==== Extracted material

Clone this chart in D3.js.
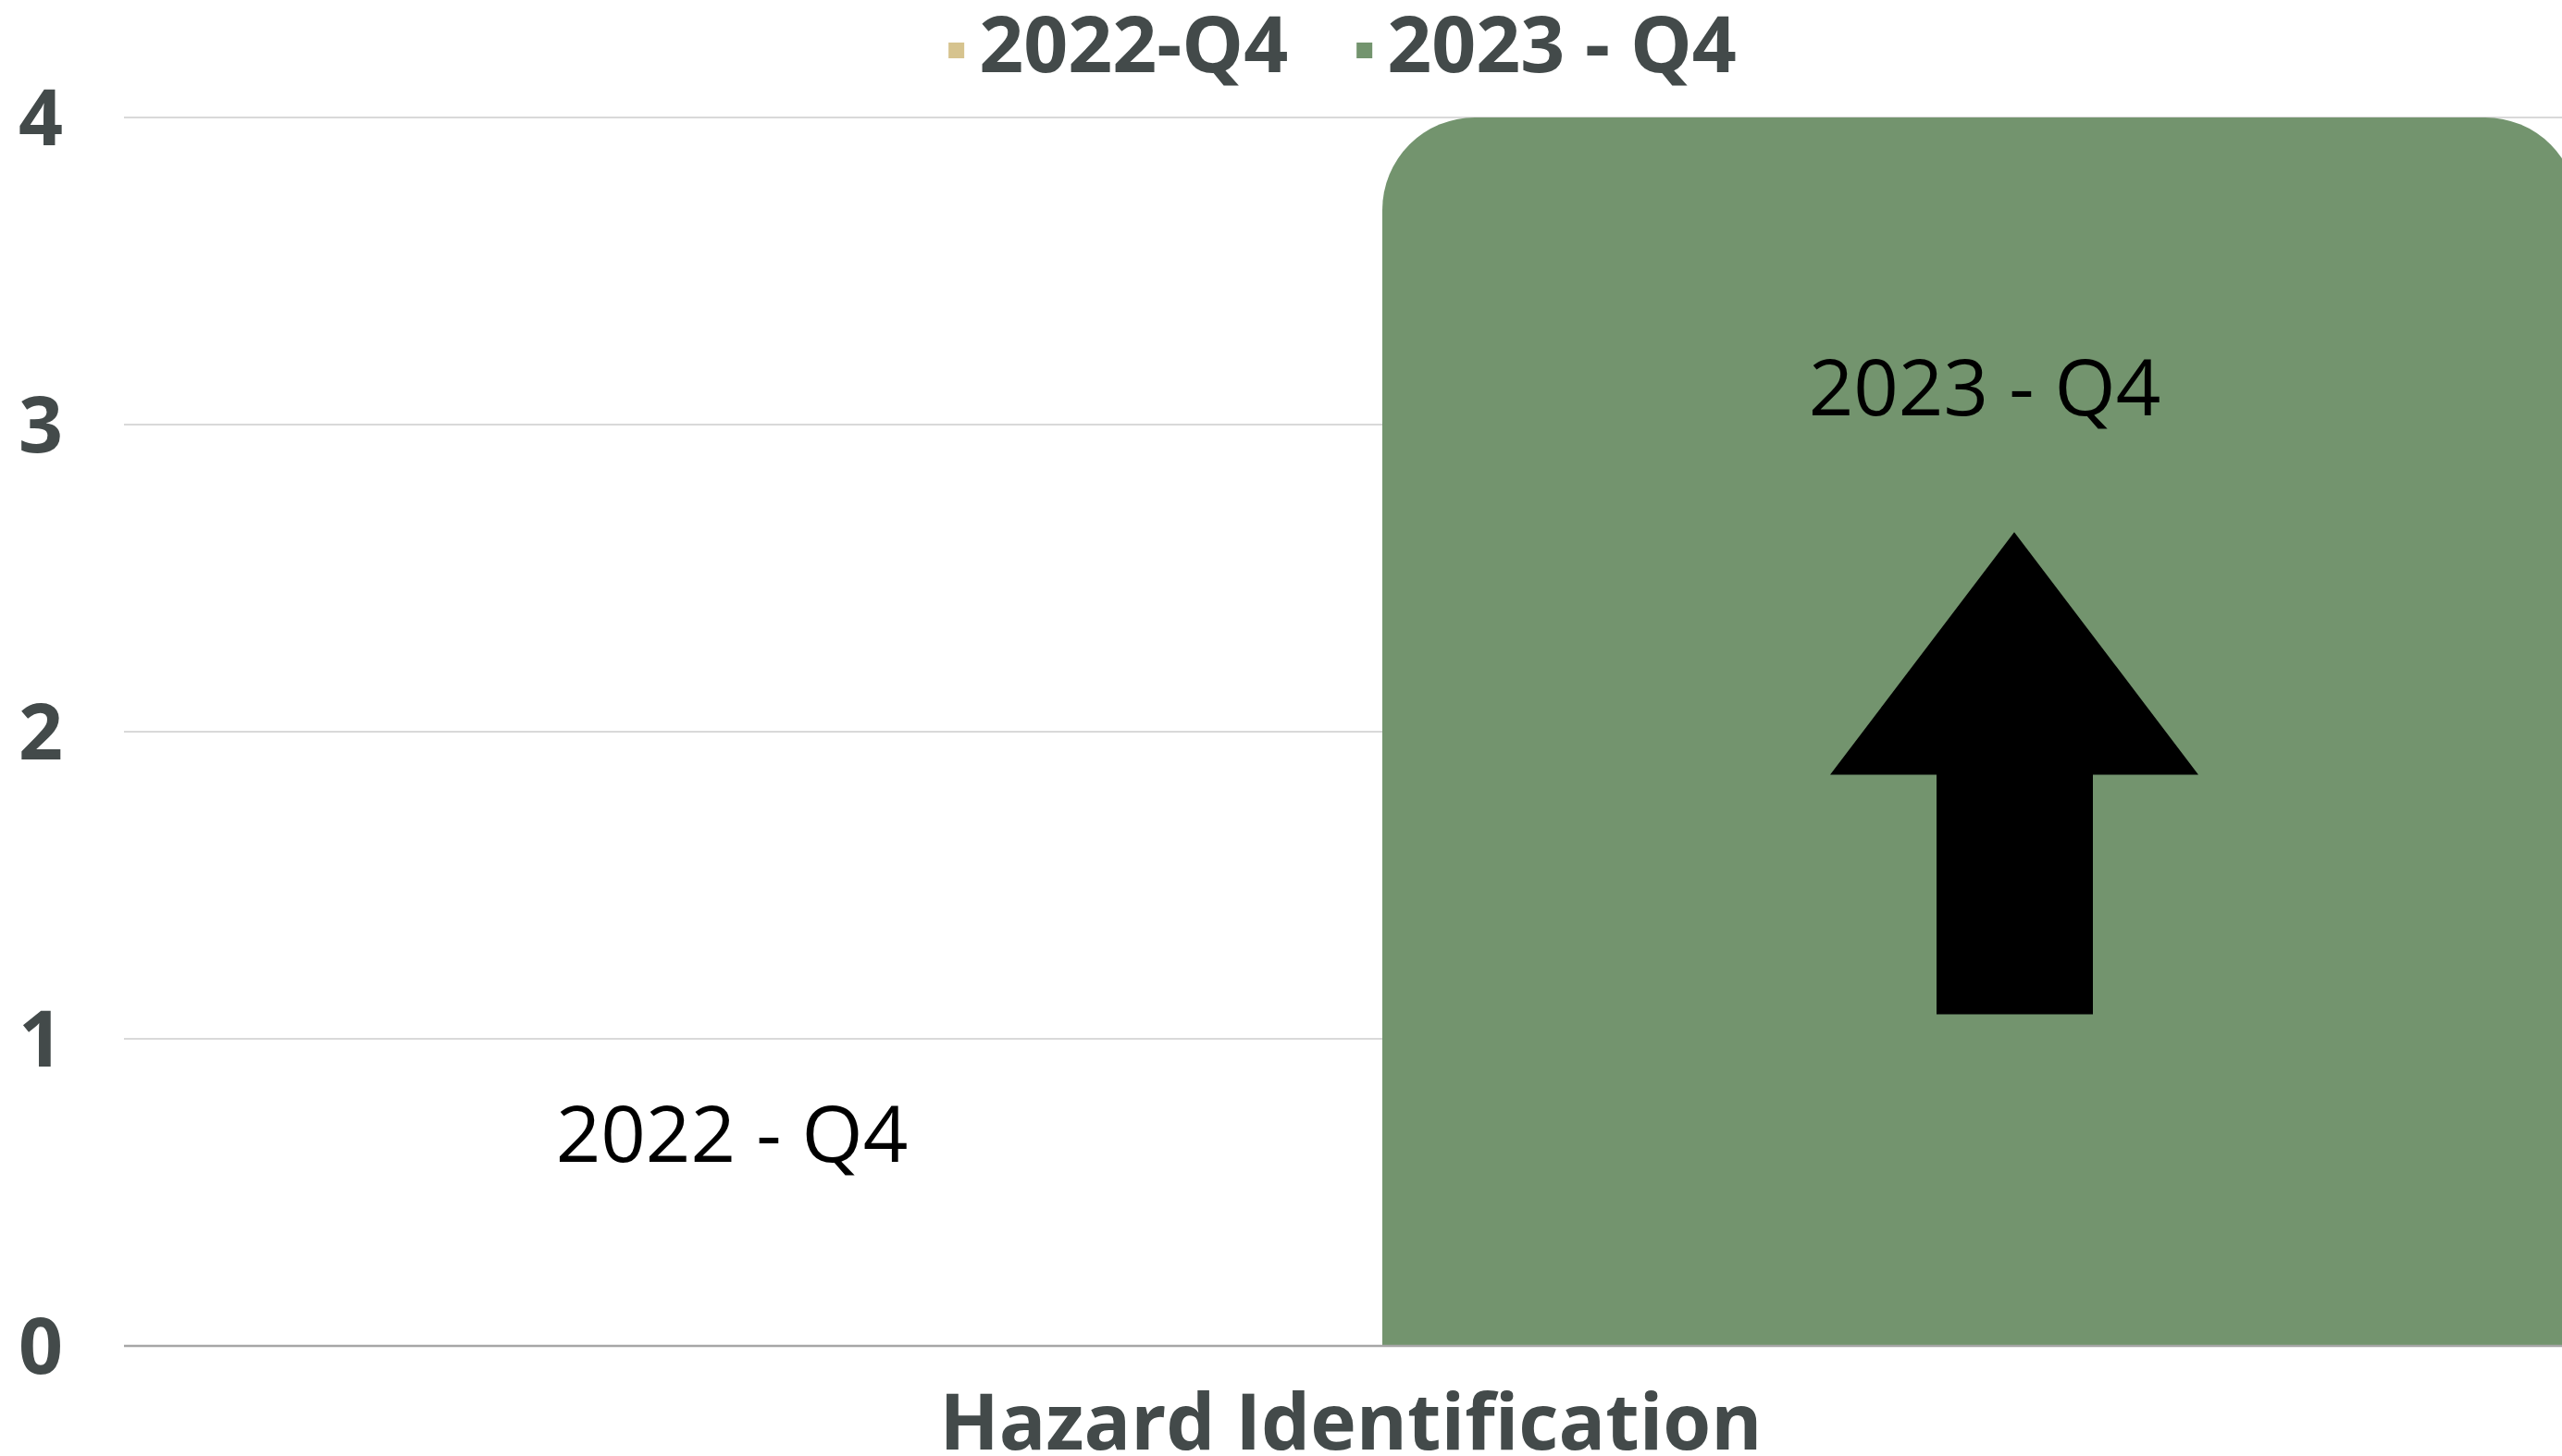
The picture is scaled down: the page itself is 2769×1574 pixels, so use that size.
<!DOCTYPE html>
<html lang="en">
<head>
  <meta charset="UTF-8" />
  <title>Hazard Identification</title>
  <style>
    body { margin: 0; background: #fff; }
    #container { width: 2769px; height: 1574px; }
    text { font-family: "Open Sans", "Noto Sans", sans-serif; }
  </style>
</head>
<body>
  <div id="container"></div>
  <script src="https://cdn.jsdelivr.net/npm/d3@7"></script>
  <script>
    const categories = ['Hazard Identification'];
    const seriesNames = ['2022-Q4', '2023 - Q4'];
    const seriesLabels = ['2022 - Q4', '2023 - Q4'];
    const values = [0, 4];
    const yTicks = [0, 1, 2, 3, 4];
    const colors = ['#d6c38e', '#73946e'];

    const W = 2769, H = 1574;
    const margin = { top: 127, right: -17, bottom: 119, left: 134 };
    const inkGray = '#434a4a';

    const svg = d3.select('#container').append('svg')
      .attr('width', W).attr('height', H);

    const x0 = d3.scaleBand().domain(categories)
      .range([margin.left, W - margin.right]).padding(0);
    const x1 = d3.scaleBand().domain(seriesNames)
      .range([0, x0.bandwidth()]).paddingInner(0.05).paddingOuter(0);
    const y = d3.scaleLinear().domain([0, 4])
      .range([H - margin.bottom, margin.top]);

    // gridlines
    svg.append('g').selectAll('line')
      .data(yTicks.filter(d => d > 0))
      .enter().append('line')
      .attr('x1', margin.left).attr('x2', W)
      .attr('y1', d => y(d)).attr('y2', d => y(d))
      .attr('stroke', '#d9d9d9').attr('stroke-width', 2);

    // y tick labels
    svg.append('g').selectAll('text')
      .data(yTicks)
      .enter().append('text')
      .attr('x', 68).attr('y', d => y(d))
      .attr('dy', '0.36em')
      .attr('text-anchor', 'end')
      .attr('font-size', 84).attr('font-weight', 700)
      .attr('fill', inkGray)
      .text(d => d);

    // bars with rounded top corners
    const r = 100;
    function topRounded(x, yTop, w, yBase) {
      const rr = Math.min(r, w / 2, yBase - yTop);
      if (rr <= 0) return '';
      return `M${x},${yBase}V${yTop + rr}A${rr},${rr} 0 0 1 ${x + rr},${yTop}` +
        `H${x + w - rr}A${rr},${rr} 0 0 1 ${x + w},${yTop + rr}V${yBase}Z`;
    }
    const barG = svg.append('g').attr('transform', `translate(${x0(categories[0])},0)`);
    barG.selectAll('path')
      .data(values)
      .enter().append('path')
      .attr('d', (d, i) => topRounded(x1(seriesNames[i]), y(d), x1.bandwidth(), y(0)))
      .attr('fill', (d, i) => colors[i]);

    // baseline
    svg.append('line')
      .attr('x1', margin.left).attr('x2', W)
      .attr('y1', y(0)).attr('y2', y(0))
      .attr('stroke', '#a6a6a6').attr('stroke-width', 2.5);

    // data labels
    const labelAt = [0.6, 3.03];
    barG.selectAll('text')
      .data(values)
      .enter().append('text')
      .attr('x', (d, i) => x1(seriesNames[i]) + x1.bandwidth() / 2 + (i === 0 ? 11 : 5))
      .attr('y', (d, i) => y(labelAt[i]))
      .attr('text-anchor', 'middle')
      .attr('font-size', 85)
      .attr('fill', '#000')
      .text((d, i) => seriesLabels[i]);

    // up arrow on 2023 bar
    const ax = x0(categories[0]) + x1(seriesNames[1]) + x1.bandwidth() / 2 + 37;
    const arrow = [
      [ax, y(2.65)], [ax + 199, y(1.86)], [ax + 85, y(1.86)], [ax + 85, y(1.08)],
      [ax - 84, y(1.08)], [ax - 84, y(1.86)], [ax - 199, y(1.86)]
    ];
    svg.append('path')
      .attr('d', d3.line()(arrow) + 'Z')
      .attr('fill', '#000');

    // category axis label
    svg.append('text')
      .attr('x', x0(categories[0]) + x0.bandwidth() / 2)
      .attr('y', 1567)
      .attr('text-anchor', 'middle')
      .attr('font-size', 84).attr('font-weight', 700)
      .attr('fill', inkGray)
      .text(categories[0]);

    // legend
    const legend = svg.append('g');
    let lx = 0;
    seriesNames.forEach((name, i) => {
      const g = legend.append('g').attr('transform', `translate(${lx},0)`);
      g.append('rect').attr('x', 0).attr('y', 46).attr('width', 17).attr('height', 17)
        .attr('fill', colors[i]);
      const t = g.append('text').attr('x', 33).attr('y', 78)
        .attr('font-size', 84).attr('font-weight', 700)
        .attr('fill', inkGray).text(name);
      lx += 33 + t.node().getComputedTextLength() + 74;
    });
    const lw = lx - 74;
    legend.attr('transform', `translate(${x0(categories[0]) + x0.bandwidth() / 2 - lw / 2 - 9},0)`);
  </script>
</body>
</html>
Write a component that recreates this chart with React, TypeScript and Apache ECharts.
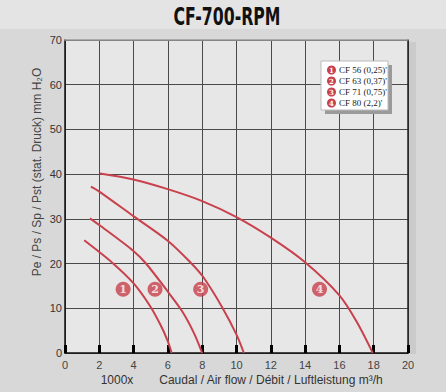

========

Problem to work on: Copy every line of the data exactly as written, excluding the pictures.

Solution to the problem:
Clone this chart in D3.js.
The picture is scaled down: the page itself is 2769×1574 pixels, so use that size.
<!DOCTYPE html>
<html lang="en">
<head>
  <meta charset="UTF-8" />
  <title>Hazard Identification</title>
  <style>
    body { margin: 0; background: #fff; }
    #container { width: 2769px; height: 1574px; }
    text { font-family: "Open Sans", "Noto Sans", sans-serif; }
  </style>
</head>
<body>
  <div id="container"></div>
  <script src="https://cdn.jsdelivr.net/npm/d3@7"></script>
  <script>
    const categories = ['Hazard Identification'];
    const seriesNames = ['2022-Q4', '2023 - Q4'];
    const seriesLabels = ['2022 - Q4', '2023 - Q4'];
    const values = [0, 4];
    const yTicks = [0, 1, 2, 3, 4];
    const colors = ['#d6c38e', '#73946e'];

    const W = 2769, H = 1574;
    const margin = { top: 127, right: -17, bottom: 119, left: 134 };
    const inkGray = '#434a4a';

    const svg = d3.select('#container').append('svg')
      .attr('width', W).attr('height', H);

    const x0 = d3.scaleBand().domain(categories)
      .range([margin.left, W - margin.right]).padding(0);
    const x1 = d3.scaleBand().domain(seriesNames)
      .range([0, x0.bandwidth()]).paddingInner(0.05).paddingOuter(0);
    const y = d3.scaleLinear().domain([0, 4])
      .range([H - margin.bottom, margin.top]);

    // gridlines
    svg.append('g').selectAll('line')
      .data(yTicks.filter(d => d > 0))
      .enter().append('line')
      .attr('x1', margin.left).attr('x2', W)
      .attr('y1', d => y(d)).attr('y2', d => y(d))
      .attr('stroke', '#d9d9d9').attr('stroke-width', 2);

    // y tick labels
    svg.append('g').selectAll('text')
      .data(yTicks)
      .enter().append('text')
      .attr('x', 68).attr('y', d => y(d))
      .attr('dy', '0.36em')
      .attr('text-anchor', 'end')
      .attr('font-size', 84).attr('font-weight', 700)
      .attr('fill', inkGray)
      .text(d => d);

    // bars with rounded top corners
    const r = 100;
    function topRounded(x, yTop, w, yBase) {
      const rr = Math.min(r, w / 2, yBase - yTop);
      if (rr <= 0) return '';
      return `M${x},${yBase}V${yTop + rr}A${rr},${rr} 0 0 1 ${x + rr},${yTop}` +
        `H${x + w - rr}A${rr},${rr} 0 0 1 ${x + w},${yTop + rr}V${yBase}Z`;
    }
    const barG = svg.append('g').attr('transform', `translate(${x0(categories[0])},0)`);
    barG.selectAll('path')
      .data(values)
      .enter().append('path')
      .attr('d', (d, i) => topRounded(x1(seriesNames[i]), y(d), x1.bandwidth(), y(0)))
      .attr('fill', (d, i) => colors[i]);

    // baseline
    svg.append('line')
      .attr('x1', margin.left).attr('x2', W)
      .attr('y1', y(0)).attr('y2', y(0))
      .attr('stroke', '#a6a6a6').attr('stroke-width', 2.5);

    // data labels
    const labelAt = [0.6, 3.03];
    barG.selectAll('text')
      .data(values)
      .enter().append('text')
      .attr('x', (d, i) => x1(seriesNames[i]) + x1.bandwidth() / 2 + (i === 0 ? 11 : 5))
      .attr('y', (d, i) => y(labelAt[i]))
      .attr('text-anchor', 'middle')
      .attr('font-size', 85)
      .attr('fill', '#000')
      .text((d, i) => seriesLabels[i]);

    // up arrow on 2023 bar
    const ax = x0(categories[0]) + x1(seriesNames[1]) + x1.bandwidth() / 2 + 37;
    const arrow = [
      [ax, y(2.65)], [ax + 199, y(1.86)], [ax + 85, y(1.86)], [ax + 85, y(1.08)],
      [ax - 84, y(1.08)], [ax - 84, y(1.86)], [ax - 199, y(1.86)]
    ];
    svg.append('path')
      .attr('d', d3.line()(arrow) + 'Z')
      .attr('fill', '#000');

    // category axis label
    svg.append('text')
      .attr('x', x0(categories[0]) + x0.bandwidth() / 2)
      .attr('y', 1567)
      .attr('text-anchor', 'middle')
      .attr('font-size', 84).attr('font-weight', 700)
      .attr('fill', inkGray)
      .text(categories[0]);

    // legend
    const legend = svg.append('g');
    let lx = 0;
    seriesNames.forEach((name, i) => {
      const g = legend.append('g').attr('transform', `translate(${lx},0)`);
      g.append('rect').attr('x', 0).attr('y', 46).attr('width', 17).attr('height', 17)
        .attr('fill', colors[i]);
      const t = g.append('text').attr('x', 33).attr('y', 78)
        .attr('font-size', 84).attr('font-weight', 700)
        .attr('fill', inkGray).text(name);
      lx += 33 + t.node().getComputedTextLength() + 74;
    });
    const lw = lx - 74;
    legend.attr('transform', `translate(${x0(categories[0]) + x0.bandwidth() / 2 - lw / 2 - 9},0)`);
  </script>
</body>
</html>
Write a component that recreates this chart with React, TypeScript and Apache ECharts.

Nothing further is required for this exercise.